Why Will There be a Surge in Demand for Palladium in 2020?

Why Will There be a Surge in Demand for Palladium in 2020?

Palladium, a platinum group metal, is facing increased demand for its application in the automotive industry in an attempt to promote a clean and sustainable environment.

Fremont, CA: Palladium is already gaining inclination for its usage in cutting car emissions. In 2020, there will be a surge in demand, indicating the existence of only a few well-established palladium mines. Palladium, a platinum group metal, is experiencing increased demand and prices for its application in catalytic converters in cars. It has become a mandatory metal in the automotive industry as it looks to clean up its environmental performance.

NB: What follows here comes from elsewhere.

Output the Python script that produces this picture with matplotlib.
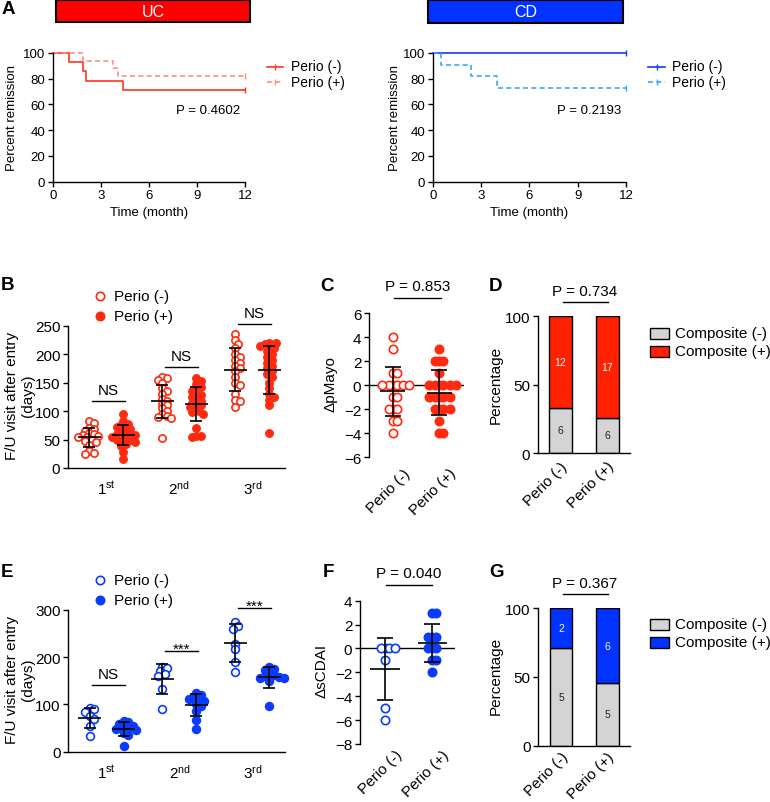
import numpy as np
import matplotlib
matplotlib.use('Agg')
import matplotlib.pyplot as plt
import matplotlib.transforms as mtrans
from matplotlib.patches import Rectangle

plt.rcParams['font.family'] = ['Liberation Sans', 'DejaVu Sans']
plt.rcParams['mathtext.default'] = 'regular'

W, H = 770, 803
RED = '#ff2a10'
BLUE = '#0a3cff'
GRAY = '#d4d4d4'

# ---- A: survival curves (time in months, % remission) ----
uc_neg_t = [0, 1.0, 1.87, 2.1, 4.4, 12]
uc_neg_s = [100, 92.9, 85.7, 78.6, 71.4, 71.4]
uc_pos_t = [0, 1.87, 3.74, 4.1, 12]
uc_pos_s = [100, 94.1, 88.2, 82.4, 82.4]
cd_neg_t = [0, 12]
cd_neg_s = [100, 100]
cd_pos_t = [0, 0.5, 2.36, 3.97, 12]
cd_pos_s = [100, 90.9, 81.8, 72.7, 72.7]

# ---- B: UC follow-up visit days ----
visits = ['1$^{st}$', '2$^{nd}$', '3$^{rd}$']
uc_fu_neg = [
    [83, 79, 70, 68, 65, 62, 60, 58, 57, 55, 55, 50, 48, 45, 40, 30, 27, 25],
    [160, 158, 155, 150, 140, 135, 130, 122, 118, 113, 110, 105, 100, 95, 92, 90, 88, 53],
    [235, 225, 218, 210, 200, 195, 190, 185, 180, 175, 170, 160, 150, 145, 130, 120, 118, 108],
]
uc_fu_pos = [
    [95, 82, 78, 75, 72, 70, 68, 65, 62, 60, 60, 58, 56, 55, 52, 50, 50, 48, 45, 42, 38, 28, 15],
    [158, 152, 148, 142, 138, 135, 130, 128, 125, 120, 118, 115, 112, 110, 108, 105, 100, 98, 95, 70, 57, 56, 55],
    [220, 220, 218, 215, 212, 210, 205, 200, 195, 190, 185, 180, 175, 170, 165, 160, 150, 140, 130, 125, 120, 110, 62],
]
uc_sig = ['NS', 'NS', 'NS']

# ---- C: delta pMayo ----
groups = ['Perio (-)', 'Perio (+)']
pmayo_neg = [4, 3, 1, 1, 0, 0, 0, 0, 0, 0, -1, -1, -2, -2, -2, -3, -3, -4]
pmayo_pos = [3, 2, 2, 2, 1, 0, 0, 0, 0, 0, 0, -1, -1, -1, -1, -1, -2, -2, -2, -2, -3, -4, -4]

# ---- D: UC composite counts ----
uc_comp_neg = [6, 6]
uc_comp_pos = [12, 17]

# ---- E: CD follow-up visit days ----
cd_fu_neg = [
    [92, 90, 84.5, 76, 69, 55, 34],
    [180, 176, 170, 165, 160, 132, 90],
    [275, 265, 260, 228, 217, 190, 168],
]
cd_fu_pos = [
    [65, 62, 58, 55, 52, 50, 48, 46, 40, 35, 13],
    [125, 120, 115, 112, 110, 108, 100, 97, 85, 68, 47],
    [178, 175, 172, 165, 162, 160, 158, 155, 155, 150, 97],
]
cd_sig = ['NS', '***', '***']

# ---- F: delta sCDAI ----
scdai_neg = [0, 0, 0, 0, -1, -5, -6]
scdai_pos = [3, 3, 1, 1, 1, 0, 0, 0, -1, -1, -2]

# ---- G: CD composite counts ----
cd_comp_neg = [5, 5]
cd_comp_pos = [2, 6]

fig = plt.figure(figsize=(W / 100, H / 100), dpi=100)


def add_ax(x0, y0, x1, y1):
    return fig.add_axes([x0 / W, 1 - y1 / H, (x1 - x0) / W, (y1 - y0) / H])


def prism(ax, fs):
    for s in ['top', 'right']:
        ax.spines[s].set_visible(False)
    for s in ['left', 'bottom']:
        ax.spines[s].set_linewidth(1.0)
    ax.tick_params(direction='out', length=3.5, width=1.0, labelsize=fs, pad=2)


def swarm(ax, xc, vals, diam, gap):
    vals = np.asarray(vals, dtype=float)
    disp = ax.transData.transform(np.column_stack([np.full(len(vals), xc, dtype=float), vals]))
    out = disp.copy()
    placed = []
    step = diam * gap * 0.5
    for i in np.argsort(-vals, kind='stable'):
        x0, y0 = disp[i]
        cx = x0
        for k in range(400):
            off = ((k + 1) // 2) * step * (1 if k % 2 else -1)
            cx = x0 + off
            if all((cx - px) ** 2 + (y0 - py) ** 2 >= (diam * gap) ** 2 for px, py in placed):
                break
        placed.append((cx, y0))
        out[i, 0] = cx
    return ax.transData.inverted().transform(out)[:, 0]


def dots(ax, xc, vals, color, filled, msize, gap, cap, hw):
    xs = swarm(ax, xc, vals, msize * 100 / 72, gap)
    ax.scatter(xs, vals, s=msize ** 2, facecolors=color if filled else 'white',
               edgecolors=color, linewidths=1.2, zorder=2, clip_on=False)
    m = np.mean(vals)
    sd = np.std(vals, ddof=1)
    ax.errorbar(xc, m, yerr=sd, color='k', capsize=cap, elinewidth=1.2,
                capthick=1.2, zorder=3, fmt='none')
    ax.hlines(m, xc - hw, xc + hw, color='k', lw=1.2, zorder=3)


def shift_xlabels(ax, dx_px):
    off = mtrans.ScaledTranslation(dx_px / 100, 0, fig.dpi_scale_trans)
    for lab in ax.get_xticklabels():
        lab.set_transform(lab.get_transform() + off)


# ---------------- Panel A ----------------
def surv(ax, t1, s1, t2, s2, c1, c2):
    ax.step(t1, s1, where='post', color=c1, lw=1.2, clip_on=False)
    ax.step(t2, s2, where='post', color=c2, lw=1.2, ls=(0, (3, 2)), clip_on=False)
    ax.plot(t1[-1], s1[-1], marker='|', ms=4, color=c1, clip_on=False)
    ax.plot(t2[-1], s2[-1], marker='|', ms=4, color=c2, clip_on=False)
    ax.set_xlim(0, 12)
    ax.set_ylim(0, 100)
    ax.set_xticks([0, 3, 6, 9, 12])
    ax.set_yticks([0, 20, 40, 60, 80, 100])
    prism(ax, 9.5)


axA1 = add_ax(52.7, 54, 245, 182.7)
surv(axA1, uc_neg_t, uc_neg_s, uc_pos_t, uc_pos_s, '#ff3322', '#ff8c80')
axA2 = add_ax(432.7, 54, 626, 182.7)
surv(axA2, cd_neg_t, cd_neg_s, cd_pos_t, cd_pos_s, '#1438ff', '#33aaff')

# ---------------- Panels B / E ----------------
def visit_panel(ax, neg, pos, color, ymax, ystep, msize):
    ax.set_xlim(-0.525, 2.448)
    ax.set_ylim(0, ymax)
    ax.set_yticks(np.arange(0, ymax + 1, ystep))
    for i in range(3):
        dots(ax, i - 0.233, neg[i], color, False, msize, 0.62, 4.3, 0.155)
        dots(ax, i + 0.233, pos[i], color, True, msize, 0.62, 4.3, 0.155)
    ax.set_xticks(range(3))
    ax.set_xticklabels(visits)
    prism(ax, 11)
    ax.tick_params(axis='x', length=0, pad=8)


axB = add_ax(68, 326.7, 285, 469)
visit_panel(axB, uc_fu_neg, uc_fu_pos, RED, 250, 50, 5.2)
axE = add_ax(68.3, 610.7, 285, 752.7)
visit_panel(axE, cd_fu_neg, cd_fu_pos, BLUE, 300, 100, 5.6)

# ---------------- Panels C / F ----------------
def delta_panel(ax, neg, pos, color, ylo, yhi, xl, xr, cap, hw, pad):
    ax.set_xlim(xl, xr)
    ax.set_ylim(ylo, yhi)
    ax.set_yticks(np.arange(ylo, yhi + 1, 2))
    dots(ax, 0, neg, color, False, 6.0, 0.5, cap, hw)
    dots(ax, 1, pos, color, True, 6.0, 0.5, cap, hw)
    ax.axhline(0, color='k', lw=1.0, zorder=1)
    prism(ax, 11)
    ax.spines['bottom'].set_visible(False)
    ax.set_xticks([0, 1])
    ax.set_xticklabels(groups, rotation=45, ha='right', rotation_mode='anchor')
    ax.tick_params(axis='x', length=0, pad=pad)
    shift_xlabels(ax, 10)


axC = add_ax(369, 314.3, 464, 458.3)
delta_panel(axC, pmayo_neg, pmayo_pos, RED, -6, 6, -0.51, 1.53, 6.0, 0.27, 6)
axF = add_ax(360, 601.7, 455, 745)
delta_panel(axF, scdai_neg, scdai_pos, BLUE, -8, 4, -0.53, 1.48, 5.6, 0.31, 2.5)

# ---------------- Panels D / G ----------------
def comp_panel(ax, cneg, cpos, color, pad):
    cneg = np.asarray(cneg, dtype=float)
    cpos = np.asarray(cpos, dtype=float)
    pneg = cneg / (cneg + cpos) * 100
    ppos = 100 - pneg
    x = np.arange(2)
    ax.bar(x, pneg, 0.49, color=GRAY, edgecolor='k', lw=1.0)
    ax.bar(x, ppos, 0.49, bottom=pneg, color=color, edgecolor='k', lw=1.0)
    for i in range(2):
        ax.text(x[i], pneg[i] / 2, '%d' % cneg[i], ha='center', va='center', fontsize=7.5, color='#222222')
        ax.text(x[i], pneg[i] + ppos[i] / 2, '%d' % cpos[i], ha='center', va='center', fontsize=7.5, color='white')
    ax.set_xlim(-0.49, 1.49)
    ax.set_ylim(0, 100)
    ax.set_yticks([0, 50, 100])
    prism(ax, 11)
    ax.set_xticks([0, 1])
    ax.set_xticklabels(groups, rotation=45, ha='right', rotation_mode='anchor')
    ax.tick_params(axis='x', length=0, pad=pad)


axD = add_ax(537.7, 317.3, 630, 454.3)
comp_panel(axD, uc_comp_neg, uc_comp_pos, '#ff2200', 4)
axG = add_ax(538.3, 609.3, 630, 746.7)
comp_panel(axG, cd_comp_neg, cd_comp_pos, '#0033ff', 2.5)

# ---------------- annotations in pixel space ----------------
ov = fig.add_axes([0, 0, 1, 1], zorder=10)
ov.set_xlim(0, W)
ov.set_ylim(H, 0)
ov.axis('off')

# banners
ov.add_patch(Rectangle((56, 1), 194, 22, facecolor='#ff0000', edgecolor='k', lw=1.5))
ov.text(153, 12.5, 'UC', color='white', fontsize=11.5, ha='center', va='center')
ov.add_patch(Rectangle((428.3, 1), 195, 23, facecolor='#0033ff', edgecolor='k', lw=1.5))
ov.text(526, 12.5, 'CD', color='white', fontsize=11.5, ha='center', va='center')

# panel letters
for lt, x, y in [('A', 8, 9), ('B', 7, 286), ('C', 327, 287), ('D', 495, 287),
                 ('E', 7, 573), ('F', 328, 573), ('G', 497, 573)]:
    ov.text(x, y, lt, fontsize=13.5, fontweight='bold', ha='center', va='center')

# y labels
for txt, x, y, fs in [('Percent remission', 12, 118, 9.5), ('Percent remission', 395, 118, 9.5),
                      ('F/U visit after entry\n(days)', 20, 396, 11),
                      ('F/U visit after entry\n(days)', 20, 680, 11),
                      ('ΔpMayo', 331, 384, 11), ('ΔsCDAI', 322, 671, 11),
                      ('Percentage', 496, 385, 11), ('Percentage', 496, 676, 11)]:
    ov.text(x, y, txt, rotation=90, fontsize=fs, ha='center', va='center',
            multialignment='center', linespacing=1.1)

# A x labels, legends, p-values
ov.text(149, 213, 'Time (month)', fontsize=9.5, ha='center', va='center')
ov.text(529, 213, 'Time (month)', fontsize=9.5, ha='center', va='center')
for x0, cols in [(266.7, ['#ff3322', '#ff8c80']), (648.3, ['#1438ff', '#33aaff'])]:
    for j, (lab, ls) in enumerate([('Perio (-)', '-'), ('Perio (+)', (0, (3, 2)))]):
        y = 67.5 + 15 * j
        ov.plot([x0, x0 + 16.5], [y, y], color=cols[j], lw=1.2, ls=ls)
        ov.plot(x0 + 8.3, y, marker='|', ms=4, color=cols[j])
        ov.text(x0 + 24, y, lab, fontsize=10, va='center')
ov.text(240, 111.5, 'P = 0.4602', fontsize=9.5, ha='right', va='center')
ov.text(621, 111.5, 'P = 0.2193', fontsize=9.5, ha='right', va='center')

# B / E legends
for yl, col in [(296.7, RED), (580.7, BLUE)]:
    ov.scatter([100], [yl], s=36, facecolors='white', edgecolors=col, linewidths=1.2)
    ov.scatter([100], [yl + 20], s=36, facecolors=col, edgecolors=col, linewidths=1.2)
    ov.text(114, yl, 'Perio (-)', fontsize=11, va='center')
    ov.text(114, yl + 20, 'Perio (+)', fontsize=11, va='center')

# significance marks in B / E
for sig, bars in [(uc_sig, [402.3, 368.3, 325]), (cd_sig, [686, 651.7, 609])]:
    for i, (s, yb) in enumerate(zip(sig, bars)):
        xc = 108.3 + 73 * i
        ov.plot([xc - 16.7, xc + 16.7], [yb, yb], color='k', lw=1.0)
        ov.text(xc, yb - 4 if s == 'NS' else yb + 2, s, fontsize=11,
                ha='center', va='bottom' if s == 'NS' else 'baseline')

# p-value brackets in C D F G
for txt, xc, yt, yb, x0, x1 in [('P = 0.853', 417.3, 287, 299, 394, 441),
                                ('P = 0.734', 584.3, 292, 303.3, 562.7, 607.7),
                                ('P = 0.040', 408.3, 574, 586, 386, 432),
                                ('P = 0.367', 584.3, 584, 595, 562.7, 607.7)]:
    ov.text(xc, yt, txt, fontsize=11, ha='center', va='center')
    ov.plot([x0, x1], [yb, yb], color='k', lw=1.0)

# D / G legends
for yl, col in [(334.3, '#ff2200'), (625, '#0033ff')]:
    for j, (lab, fc) in enumerate([('Composite (-)', GRAY), ('Composite (+)', col)]):
        y = yl + 18 * j
        ov.add_patch(Rectangle((650, y - 5.5), 19, 11, facecolor=fc, edgecolor='k', lw=1.0))
        ov.text(675, y, lab, fontsize=11, va='center')

fig.savefig('out.png', dpi=100)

The growth can be shown in figures where global production of palladium reached 214 tons in 2017, which is higher than the annual gold production of around 175 tons. This significant growth has influenced many new players to start mining palladium owing to their sudden interest in the metal.

The majority of the world’s palladium is produced by a single company—Russia-based Norilsk Nickel and is responsible for 41% of global production in 2017. This forces other miners to looking to develop new projects to challenge this monopoly. The rising demand for palladium is enabling miners to flock to the metal while embracing them to adopt new and resurgent projects. Palladium is one of the critical components in catalytic converters which are being used to remove the harmful gases from car exhausts while globally shifting towards cleaner and greener environments. Surging ahead, hybrids are expected to grow to 20 percent of the power trains on the road for cars having small gasoline engines and palladium bearing catalytic converters. The emission standards getting stricter day by day also increases palladium loadings per car, displaying a future having a strong demand for palladium.

The metal is also seeing a growing demand due to burgeoning recycling industry focusing on disused older vehicles, constructed before environmental considerations were so pressing, as a source of palladium. An early report from ThermoFisher has shown that 41.2 tons of palladium were recovered from spent catalytic converters alone. It creates a parallel industry of recycling, reprocessing, and re-selling that, combined with similar efforts to use platinum and rhodium, was worth around $3bn. The recent growth in demand illustrates how quickly interest in a commodity can change.